Mais la virtuosité formelle est bien présente, seulement, elle se fait discrète. Elle apparaît constamment aux moments les plus tragiques, comme lors du moment relatif au don d'organe ou bien
lorsque la mort de protagonistes apparaît.
Et c'est ainsi aussi que fonctionne le sound design. L'utilisation du silence est précieux, car c'est ainsi que toute la froideur et toute l'intensité de cette musique dissonante peut prendre toute son ampleur. Et cette utilisation particulière sert l'émotion, très frappante, de ce film dont le choc a, bien entendu, une utilité.
Car elle n'est pas gratuite, la violence est ici pour servir un propos, plusieurs mêmes, elle n'est pas ici comme objet de fascination comme c'est le cas dans son utilisation générale dans le cinéma coréen, elle est là de manière réaliste. C'est, à nouveau, ce qui crée une telle puissance à Sympathy for Mr. Vengeance. Et c'est aussi ce qui permet d'éprouver autant de sympathie envers ces personnages, magnifiquement écrits, Ha-Kyun comme Song Kang-Ho vivant une progression des mentalités, et bien entendu magnifiquement bien interprétés.

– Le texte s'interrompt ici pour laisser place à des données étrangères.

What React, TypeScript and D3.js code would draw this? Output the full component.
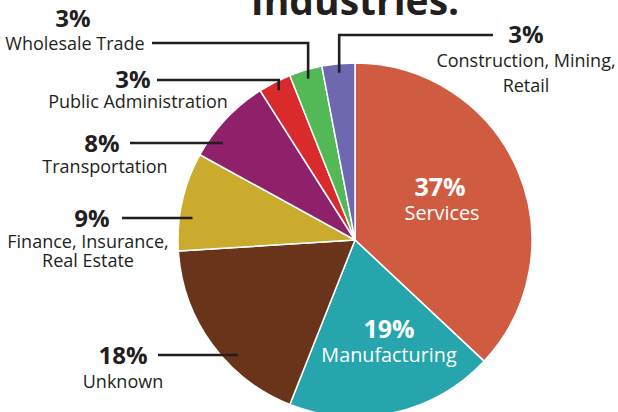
import React from 'react';
import * as d3 from 'd3';

// slices clockwise from 12 o'clock
const industries = [
  'Services',
  'Manufacturing',
  'Unknown',
  'Finance, Insurance,\nReal Estate',
  'Transportation',
  'Public Administration',
  'Wholesale Trade',
  'Construction, Mining,\nRetail',
];
const shares = [37, 19, 18, 9, 8, 3, 3, 3];
const colors = ['#cf5c40', '#26a5ad', '#6a341b', '#cbab2d', '#8e2169', '#d92b2b', '#53b856', '#6d68b0'];

const W = 618;
const H = 412;
const cx = 355;
const cy = 240;
const R = 177;
const ink = '#231f20';
const font = "'Open Sans', sans-serif";

// label layout: inside labels for big slices, leader lines for the rest
type Label = {
  i: number;
  pctX: number;
  pctY: number;
  nameX: number;
  nameY: number;
  lineH?: number;
  inside?: boolean;
  leader?: { x0: number; y: number; kind: 'h' | 'elbow' };
};

const labels: Label[] = [
  { i: 0, pctX: 440, pctY: 196, nameX: 442, nameY: 220, inside: true },
  { i: 1, pctX: 389, pctY: 338, nameX: 389, nameY: 362, inside: true },
  { i: 2, pctX: 123, pctY: 364, nameX: 123, nameY: 388, leader: { x0: 158, y: 355, kind: 'h' } },
  { i: 3, pctX: 92, pctY: 227, nameX: 88, nameY: 248, lineH: 19, leader: { x0: 122, y: 218, kind: 'h' } },
  { i: 4, pctX: 102, pctY: 152, nameX: 105, nameY: 173, leader: { x0: 130, y: 143, kind: 'h' } },
  { i: 5, pctX: 133, pctY: 88, nameX: 138, nameY: 108, leader: { x0: 157, y: 80, kind: 'elbow' } },
  { i: 6, pctX: 73, pctY: 27, nameX: 75, nameY: 50, leader: { x0: 152, y: 43, kind: 'elbow' } },
  { i: 7, pctX: 526, pctY: 43, nameX: 526, nameY: 67, lineH: 25, leader: { x0: 493, y: 35, kind: 'elbow' } },
];

export default function App() {
  const pie = d3.pie<number>().sort(null).value(d => d);
  const arcs = pie(shares);
  const arc = d3.arc<d3.PieArcDatum<number>>().innerRadius(0).outerRadius(R);

  const leaderPath = (l: Label) => {
    const a = arcs[l.i];
    const { x0, y, kind } = l.leader!;
    if (kind === 'h') {
      const rr = R - 13;
      const dy = y - cy;
      const x1 = cx - Math.sqrt(rr * rr - dy * dy);
      return d3.line()([[x0, y], [x1, y]]);
    }
    const mid = (a.startAngle + a.endAngle) / 2;
    const rr = R - 9;
    const px = cx + rr * Math.sin(mid);
    const py = cy - rr * Math.cos(mid);
    return d3.line()([[x0, y], [px, y], [px, py]]);
  };

  return (
    <svg width={W} height={H} style={{ position: 'absolute', left: 0, top: 0, background: '#fff' }} fontFamily={font}>
      <text x={cx} y={15} textAnchor="middle" fontSize={39} fontWeight={700} fill={ink}>
        Industries:
      </text>

      <g transform={`translate(${cx},${cy})`}>
        {arcs.map((a, i) => (
          <path key={i} d={arc(a) || ''} fill={colors[i]} stroke="#fff" strokeWidth={1.5} strokeLinejoin="round" />
        ))}
      </g>

      {labels.map(l => {
        const fill = l.inside ? '#fff' : ink;
        const lines = industries[l.i].split('\n');
        const lh = l.lineH ?? 20;
        return (
          <g key={l.i}>
            {l.leader && (
              <path d={leaderPath(l) || ''} fill="none" stroke={ink} strokeWidth={2.6} />
            )}
            <text x={l.pctX} y={l.pctY} textAnchor="middle" fontWeight={700} fontSize={l.inside ? 25 : 24} fill={fill}>
              {shares[l.i]}%
            </text>
            {lines.map((t, j) => (
              <text key={j} x={l.nameX} y={l.nameY + j * lh} textAnchor="middle" fontSize={l.inside ? 19.8 : 18} fill={fill}>
                {t}
              </text>
            ))}
          </g>
        );
      })}
    </svg>
  );
}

Et je pourrais aussi bien entendu parler de ces dialogues, si tristes et criant de vérité, qu'ils permettent à eux seuls d'absorber toute la haine que le spectateur pourraient avoir à l'égard de l'un de ces deux personnages, et procurer un peu de sympathie à ces personnes qui ne peuvent avoir d'autres destins que la tragédie.